Integration on quasi-Banach spaces and Schatten ideals

Question

Let $[a,b]$ be an interval and $X$ a Banach space (for starters). We know that continuous functions $f:[a,b]\to X$ are Riemann integrable. Suppose now that $X$ is a quasi-Banach space, that is, its norm satisfies $\|x+y\|\leq K (\|x\|+\|y\|)$ for all $x,y\in X$ and some $K\geq 1.$

I found that, in general, quasi-Banach spaces (or $p$-Banach spaces) do not have this nice integrability property. Someone needs a notion of analyticity, see Albiac–Ansorena, 2013 (DOI link).

However, I am mainly interested in the case where $X$ is the $\mathcal{L}^p(H)$ Schatten *-ideal on a separable Hilbert space $H$, where $p\in (0,1)$. Note that for $p\geq 1$ it is a Banach space (Bnach $*$-ideal).
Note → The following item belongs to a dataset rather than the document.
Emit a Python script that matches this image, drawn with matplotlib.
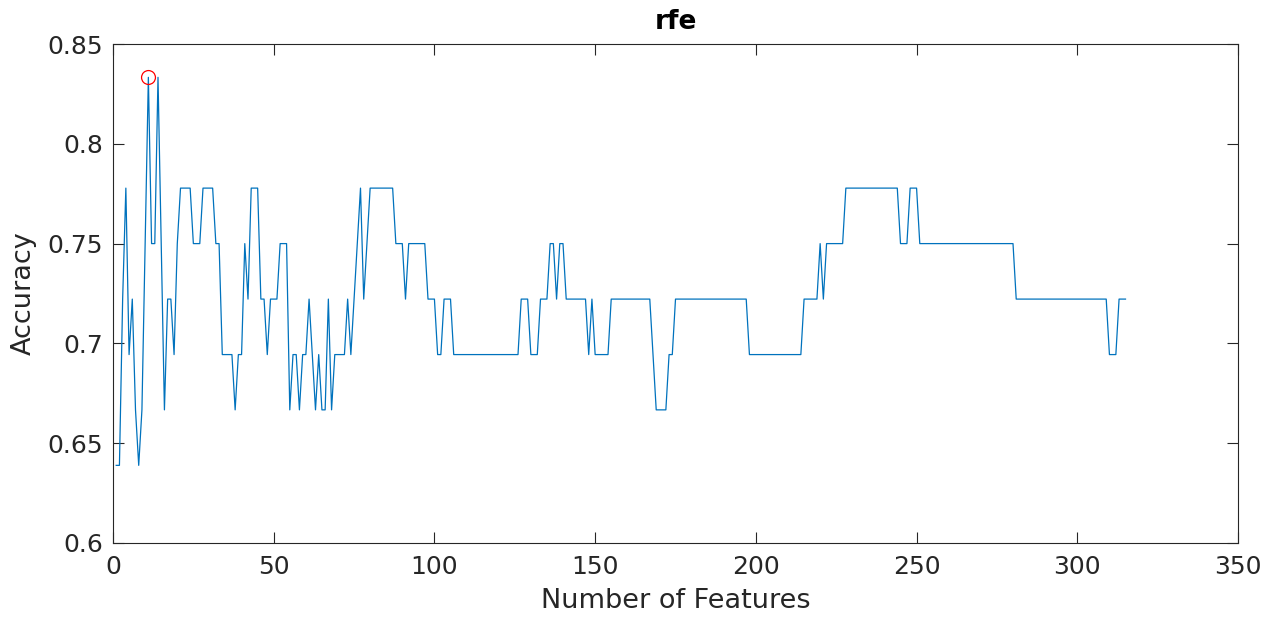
import matplotlib
matplotlib.use("Agg")
import matplotlib.pyplot as plt
import numpy as np

# Cross-validated accuracy for each number of selected features (1..315)
accuracy = [
    # 1-20
    0.6389, 0.6389, 0.7222, 0.7778, 0.6944, 0.7222, 0.6667, 0.6389, 0.6667, 0.7500,
    0.8333, 0.7500, 0.7500, 0.8333, 0.7500, 0.6667, 0.7222, 0.7222, 0.6944, 0.7500,
    # 21-40
    0.7778, 0.7778, 0.7778, 0.7778, 0.7500, 0.7500, 0.7500, 0.7778, 0.7778, 0.7778,
    0.7778, 0.7500, 0.7500, 0.6944, 0.6944, 0.6944, 0.6944, 0.6667, 0.6944, 0.6944,
    # 41-60
    0.7500, 0.7222, 0.7778, 0.7778, 0.7778, 0.7222, 0.7222, 0.6944, 0.7222, 0.7222,
    0.7222, 0.7500, 0.7500, 0.7500, 0.6667, 0.6944, 0.6944, 0.6667, 0.6944, 0.6944,
    # 61-80
    0.7222, 0.6944, 0.6667, 0.6944, 0.6667, 0.6667, 0.7222, 0.6667, 0.6944, 0.6944,
    0.6944, 0.6944, 0.7222, 0.6944, 0.7222, 0.7500, 0.7778, 0.7222, 0.7500, 0.7778,
    # 81-100
    0.7778, 0.7778, 0.7778, 0.7778, 0.7778, 0.7778, 0.7778, 0.7500, 0.7500, 0.7500,
    0.7222, 0.7500, 0.7500, 0.7500, 0.7500, 0.7500, 0.7500, 0.7222, 0.7222, 0.7222,
    # 101-120
    0.6944, 0.6944, 0.7222, 0.7222, 0.7222, 0.6944, 0.6944, 0.6944, 0.6944, 0.6944,
    0.6944, 0.6944, 0.6944, 0.6944, 0.6944, 0.6944, 0.6944, 0.6944, 0.6944, 0.6944,
    # 121-140
    0.6944, 0.6944, 0.6944, 0.6944, 0.6944, 0.6944, 0.7222, 0.7222, 0.7222, 0.6944,
    0.6944, 0.6944, 0.7222, 0.7222, 0.7222, 0.7500, 0.7500, 0.7222, 0.7500, 0.7500,
    # 141-160
    0.7222, 0.7222, 0.7222, 0.7222, 0.7222, 0.7222, 0.7222, 0.6944, 0.7222, 0.6944,
    0.6944, 0.6944, 0.6944, 0.6944, 0.7222, 0.7222, 0.7222, 0.7222, 0.7222, 0.7222,
    # 161-180
    0.7222, 0.7222, 0.7222, 0.7222, 0.7222, 0.7222, 0.7222, 0.6944, 0.6667, 0.6667,
    0.6667, 0.6667, 0.6944, 0.6944, 0.7222, 0.7222, 0.7222, 0.7222, 0.7222, 0.7222,
    # 181-200
    0.7222, 0.7222, 0.7222, 0.7222, 0.7222, 0.7222, 0.7222, 0.7222, 0.7222, 0.7222,
    0.7222, 0.7222, 0.7222, 0.7222, 0.7222, 0.7222, 0.7222, 0.6944, 0.6944, 0.6944,
    # 201-220
    0.6944, 0.6944, 0.6944, 0.6944, 0.6944, 0.6944, 0.6944, 0.6944, 0.6944, 0.6944,
    0.6944, 0.6944, 0.6944, 0.6944, 0.7222, 0.7222, 0.7222, 0.7222, 0.7222, 0.7500,
    # 221-240
    0.7222, 0.7500, 0.7500, 0.7500, 0.7500, 0.7500, 0.7500, 0.7778, 0.7778, 0.7778,
    0.7778, 0.7778, 0.7778, 0.7778, 0.7778, 0.7778, 0.7778, 0.7778, 0.7778, 0.7778,
    # 241-260
    0.7778, 0.7778, 0.7778, 0.7778, 0.7500, 0.7500, 0.7500, 0.7778, 0.7778, 0.7778,
    0.7500, 0.7500, 0.7500, 0.7500, 0.7500, 0.7500, 0.7500, 0.7500, 0.7500, 0.7500,
    # 261-280
    0.7500, 0.7500, 0.7500, 0.7500, 0.7500, 0.7500, 0.7500, 0.7500, 0.7500, 0.7500,
    0.7500, 0.7500, 0.7500, 0.7500, 0.7500, 0.7500, 0.7500, 0.7500, 0.7500, 0.7500,
    # 281-300
    0.7222, 0.7222, 0.7222, 0.7222, 0.7222, 0.7222, 0.7222, 0.7222, 0.7222, 0.7222,
    0.7222, 0.7222, 0.7222, 0.7222, 0.7222, 0.7222, 0.7222, 0.7222, 0.7222, 0.7222,
    # 301-315
    0.7222, 0.7222, 0.7222, 0.7222, 0.7222, 0.7222, 0.7222, 0.7222, 0.7222, 0.6944,
    0.6944, 0.6944, 0.7222, 0.7222, 0.7222,
]
n_features = list(range(1, len(accuracy) + 1))

x_ticks = [0, 50, 100, 150, 200, 250, 300, 350]
y_ticks = [0.6, 0.65, 0.7, 0.75, 0.8, 0.85]
x_tick_labels = ["0", "50", "100", "150", "200", "250", "300", "350"]
y_tick_labels = ["0.6", "0.65", "0.7", "0.75", "0.8", "0.85"]

title_text = "rfe"
x_label = "Number of Features"
y_label = "Accuracy"

LINE_BLUE = "#0072BD"
AXIS_GRAY = "#262626"

plt.rcParams["font.family"] = ["DejaVu Sans"]

fig = plt.figure(figsize=(12.78, 6.18), dpi=100)
ax = fig.add_axes([113 / 1278, 75 / 618, 1125 / 1278, 499 / 618])

ax.plot(n_features, accuracy, color=LINE_BLUE, linewidth=0.9)

# best subset size marked with an open red circle
best = int(np.argmax(accuracy))
ax.plot(n_features[best], accuracy[best], "o", markersize=10,
        markerfacecolor="none", markeredgecolor="red", markeredgewidth=0.9)

ax.set_xlim(0, 350)
ax.set_ylim(0.6, 0.85)
ax.set_xticks(x_ticks)
ax.set_xticklabels(x_tick_labels)
ax.set_yticks(y_ticks)
ax.set_yticklabels(y_tick_labels)

ax.tick_params(direction="in", length=8, width=0.8, colors=AXIS_GRAY,
               labelsize=18, top=True, right=True)
ax.tick_params(axis="x", pad=9)
ax.tick_params(axis="y", pad=7)
for side in ax.spines.values():
    side.set_color(AXIS_GRAY)
    side.set_linewidth(0.8)

ax.set_title(title_text, fontsize=19, fontweight="bold", color="black", pad=11)
ax.set_xlabel(x_label, fontsize=19.5, color=AXIS_GRAY, labelpad=6)
ax.set_ylabel(y_label, fontsize=19.5, color=AXIS_GRAY, labelpad=8)

fig.savefig("out.png", dpi=100, facecolor="white")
Some facts about this quasi-Banach space (case $p\in (0,1)$).

1. Every $T\in \mathcal{L}^p(H)$ is compact
2. For $T\in \mathcal{L}^p(H)$ the quasi-norm is $\|T\|_p= \| s_n(T)\|_{\ell_p}$, where $(s_n(T))_{n\geq 0}$ is the sequence of singular values in decreasing order, counting multiplicity.
3. For $A,B\in \mathcal{B}(H)$ and $T\in \mathcal{L}^p(H)$ it holds that $\|ATB\|_p\leq \|A\|_{\mathrm{op}}\|T\|_p\|B\|_{\mathrm{op}}$
4. Clearly, for $T\in \mathcal{L}^p(H)$ we have $\|T\|_{\mathrm{op}}\leq \|T\|_p$ since $s_0(T)=\|T\|_{\mathrm{op}}$.
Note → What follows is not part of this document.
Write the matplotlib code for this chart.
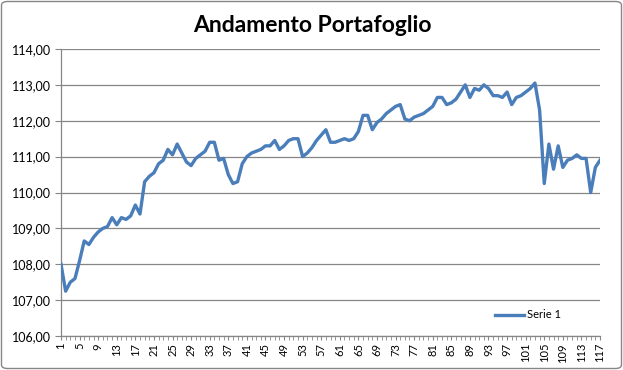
import matplotlib
matplotlib.use("Agg")
import matplotlib.pyplot as plt
from matplotlib.patches import FancyBboxPatch
from matplotlib.ticker import FixedLocator, FuncFormatter

title = "Andamento Portafoglio"
series_name = "Serie 1"
values = [
    108.0, 107.25, 107.5, 107.6, 108.1, 108.65, 108.55, 108.75, 108.9, 109.0,
    109.05, 109.3, 109.1, 109.3, 109.25, 109.35, 109.65, 109.4, 110.3, 110.45,
    110.55, 110.8, 110.9, 111.2, 111.05, 111.35, 111.1, 110.85, 110.75, 110.95,
    111.05, 111.15, 111.4, 111.4, 110.9, 110.95, 110.5, 110.25, 110.3, 110.8,
    111.0, 111.1, 111.15, 111.2, 111.3, 111.3, 111.45, 111.2, 111.3, 111.45,
    111.5, 111.5, 111.0, 111.1, 111.25, 111.45, 111.6, 111.75, 111.4, 111.4,
    111.45, 111.5, 111.45, 111.5, 111.7, 112.15, 112.15, 111.75, 111.95, 112.05,
    112.2, 112.3, 112.4, 112.45, 112.05, 112.0, 112.1, 112.15, 112.2, 112.3,
    112.4, 112.65, 112.65, 112.45, 112.5, 112.6, 112.8, 113.0, 112.65, 112.9,
    112.85, 113.0, 112.9, 112.7, 112.7, 112.65, 112.8, 112.45, 112.65, 112.7,
    112.8, 112.9, 113.05, 112.3, 110.25, 111.35, 110.65, 111.3, 110.7, 110.9,
    110.95, 111.05, 110.95, 110.95, 110.0, 110.7, 110.9,
]
x_labels = list(range(1, len(values) + 1, 4))
y_ticks = [106, 107, 108, 109, 110, 111, 112, 113, 114]

plt.rcParams['font.family'] = ['Lato', 'DejaVu Sans']

fig = plt.figure(figsize=(6.23, 3.70), dpi=100)
W, H = 623, 370
ax = fig.add_axes([61 / W, 1 - 336 / H, (600 - 61) / W, (336 - 49) / H])

xs = list(range(1, len(values) + 1))
line, = ax.plot(xs, values, color='#4A7EBB', lw=2.4, solid_joinstyle='round',
                label=series_name, zorder=3)

ax.set_xlim(1, len(values))
ax.set_ylim(106, 114)
ax.set_yticks(y_ticks)
ax.yaxis.set_major_formatter(FuncFormatter(lambda v, p: f"{v:.2f}".replace('.', ',')))
ax.set_xticks(x_labels)
ax.set_xticklabels([str(v) for v in x_labels], rotation=90, fontsize=8)
ax.xaxis.set_minor_locator(FixedLocator(xs))
ax.tick_params(axis='x', which='both', direction='out', length=3, color='#868686', pad=2)
ax.tick_params(axis='y', direction='out', length=4, color='#868686', labelsize=9, pad=3)

ax.grid(axis='y', color='#868686', lw=0.9)
ax.set_axisbelow(True)
for s in ['top', 'right']:
    ax.spines[s].set_visible(False)
for s in ['left', 'bottom']:
    ax.spines[s].set_color('#868686')
    ax.spines[s].set_linewidth(0.9)

fig.text(312 / W, 1 - 26 / H, title, ha='center', va='center',
         fontsize=16.5, fontweight='bold')

leg = ax.legend(handles=[line], loc='center', bbox_to_anchor=(528 / W, 1 - 315 / H),
                bbox_transform=fig.transFigure, frameon=False, fontsize=8,
                handlelength=2.6, handletextpad=0.3)

border = FancyBboxPatch((1.5 / W, 1.5 / H), (W - 3) / W, (H - 3) / H,
                        boxstyle='round,pad=0,rounding_size=0.01',
                        transform=fig.transFigure, fill=False,
                        edgecolor='#868686', lw=1.0)
fig.patches.append(border)

fig.savefig('out.png', dpi=100)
Question: Is every continuous function $f:[a,b]\to \mathcal{L}^p(H)$ Riemann integrable ?

Thank you!

Answer 1

No, there are such continuous functions, which are continuous with values in $\mathcal{L}^p(H)$ for any $p$ but such that $\int_a^b f$ (which is well defined in the Banach space $\mathcal{L}^1(H)$) does not belong to $\mathcal{L}^p(H)$ for any $p<1$.

An almost counter-example is given as follows on $H=\ell^2$. Take a countable partition $([a_n,a_n+1))_{n \geq 2}$ of $[a,b)$ where $a_n - a_{n+1} = \frac{1}{n (\log n)^2}$, and define $f=\frac{1}{\log n} e_{n,n}$ (the usual matrix units) on $[a_n,a_{n+1})$, and $f(b)=0$. Then $\int_a^b f = \sum_{n \geq 2} \frac{1}{n (\log n)^3}e_{n,n}$ does not belong to $\mathcal{L}^p(H)$ for any $p<1$.

Of course, the previous function is not continuous (the discontinuity points are $a_n$ for $n>2$, here the factor $1/\log(n)$ is important to ensure continuity at $b$), but adding a bit of room between the intervals, you can turn $f$ into a continuous function with the same properties.

Observe that the function takes values in the diagonal matrices, so it is a counterexample in $\ell^p$.